Seit Jahren wird von einzelnen Wissenschaftlern und Kommissionen immer wieder die systematische Erforschung von gesundheitlichen Risiken, aber es gelang der Industrie trotzdem immer wieder, Genehmigungen zur Produktion zu erhalten, ohne dass dies geklärt wurde. Kathy Jo Wetter von der ETC Group stellt fest:
Obwohl die Industrie immer mehr Nanopartikel und Kohlenstoff-Nanoröhrchen herstellt, scheint es keine gesetzlichen Bestimmungen in Europa oder Nordamerika zu geben, um die Sicherheit der Arbeiter oder Konsumenten zu garantieren. Einige nationale Regierungen beginnen einige Aspekte der Regulation von Nanotechnologie zu bedenken, aber keine Regierung bezieht die umfassenden sozioökonomischen und Umwelt relevanten Aspekte sowie mögliche Gesundheitsfolgen dieser machtvollen neuen Industrie in vollem Umfang mit ein.
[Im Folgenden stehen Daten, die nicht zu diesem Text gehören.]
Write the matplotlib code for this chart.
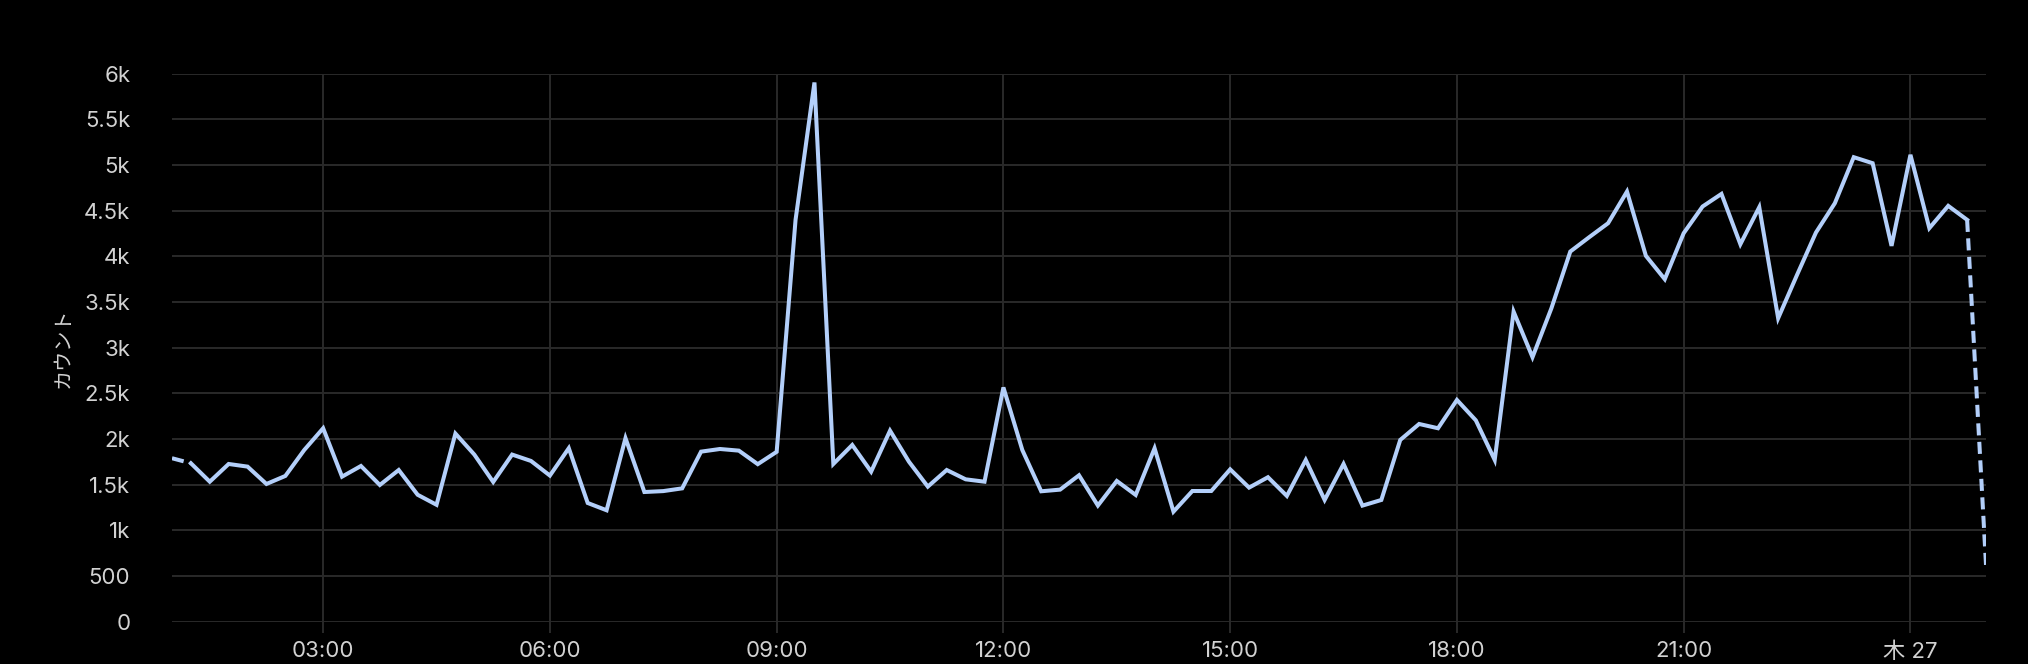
import matplotlib
matplotlib.use("Agg")
import matplotlib.pyplot as plt
import matplotlib.dates as mdates
import matplotlib.ticker as mticker
import pandas as pd

plt.rcParams['font.family'] = ['Inter', 'Noto Sans CJK JP', 'DejaVu Sans']

# 15-minute counts, 26th 01:00 -> 27th 01:00
times = pd.date_range('2025-02-26 01:00', '2025-02-27 01:00', freq='15min')
counts = [
    1790, 1735, 1533, 1727, 1698, 1508, 1596, 1880, 2118, 1588,
    1705, 1497, 1661, 1390, 1280, 2060, 1830, 1530, 1830, 1760,
    1600, 1900, 1300, 1220, 2010, 1420, 1430, 1460, 1862, 1891,
    1873, 1725, 1860, 4400, 5904, 1727, 1935, 1643, 2092, 1752,
    1479, 1661, 1559, 1533, 2565, 1880, 1428, 1446, 1603, 1272,
    1541, 1388, 1899, 1205, 1431, 1431, 1668, 1468, 1582, 1377,
    1771, 1333, 1727, 1271, 1333, 1990, 2165, 2118, 2428, 2205,
    1771, 3395, 2896, 3432, 4053, 4210, 4363, 4710, 4006, 3750,
    4254, 4546, 4684, 4133, 4539, 3323, 3798, 4261, 4582, 5086,
    5020, 4115, 5112, 4309, 4553, 4400, 620,
]
y_ticks = [0, 500, 1000, 1500, 2000, 2500, 3000, 3500, 4000, 4500, 5000, 5500, 6000]
y_label = 'カウント'

LINE = '#b3cffa'
GRID = '#2a2a2a'
TEXT = '#d2d2d2'

fig = plt.figure(figsize=(20.28, 6.64), dpi=100, facecolor='black')
ax = fig.add_axes([0.0848, 0.0637, 0.8945, 0.8253])
ax.set_facecolor('black')

# dashed (incomplete) first and last buckets, solid in between
ax.plot(times[:2], counts[:2], color=LINE, lw=2.9, dashes=(3, 1.6), solid_capstyle='butt')
ax.plot(times[1:-1], counts[1:-1], color=LINE, lw=2.9, solid_joinstyle='miter')
ax.plot(times[-2:], counts[-2:], color=LINE, lw=2.9, dashes=(3, 1.6))

ax.set_xlim(times[0], times[-1])
ax.set_ylim(0, 6000)
ax.set_yticks(y_ticks)


def fmt_y(v, pos):
    if v == 0:
        return '0'
    if v < 1000:
        return f'{int(v)}'
    k = v / 1000
    return f'{k:g}k'


def fmt_x(v, pos):
    d = mdates.num2date(v)
    if d.hour == 0:
        return f'木 {d.day}'
    return d.strftime('%H:%M')


ax.yaxis.set_major_formatter(mticker.FuncFormatter(fmt_y))
ax.xaxis.set_major_locator(mdates.HourLocator(byhour=range(0, 24, 3)))
ax.xaxis.set_major_formatter(mticker.FuncFormatter(fmt_x))

ax.grid(True, color=GRID, lw=1.4)
ax.set_axisbelow(True)
for s in ax.spines.values():
    s.set_visible(False)

ax.tick_params(axis='x', colors=GRID, length=8, width=1.4, pad=6, labelsize=16, labelcolor=TEXT)
ax.tick_params(axis='y', length=0, pad=30, labelsize=16, labelcolor=TEXT)
ax.set_ylabel(y_label, color=TEXT, fontsize=14.5, labelpad=8)

fig.savefig('out.png', dpi=100, facecolor='black')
Heute sind Nanopartikel u.a. schon in Sonnencreme, Kosmetika, Textilien, Tennisschlägern und -bällen, Displays, Desinfektionsmitteln und Verbandsmaterialien enthalten. Das ist aber sicher erst der Anfang, Analysten sehen den Weltmarkt im Jahr 2005 bei 900 Millionen Dollar für Nanotechnologie-Produkte.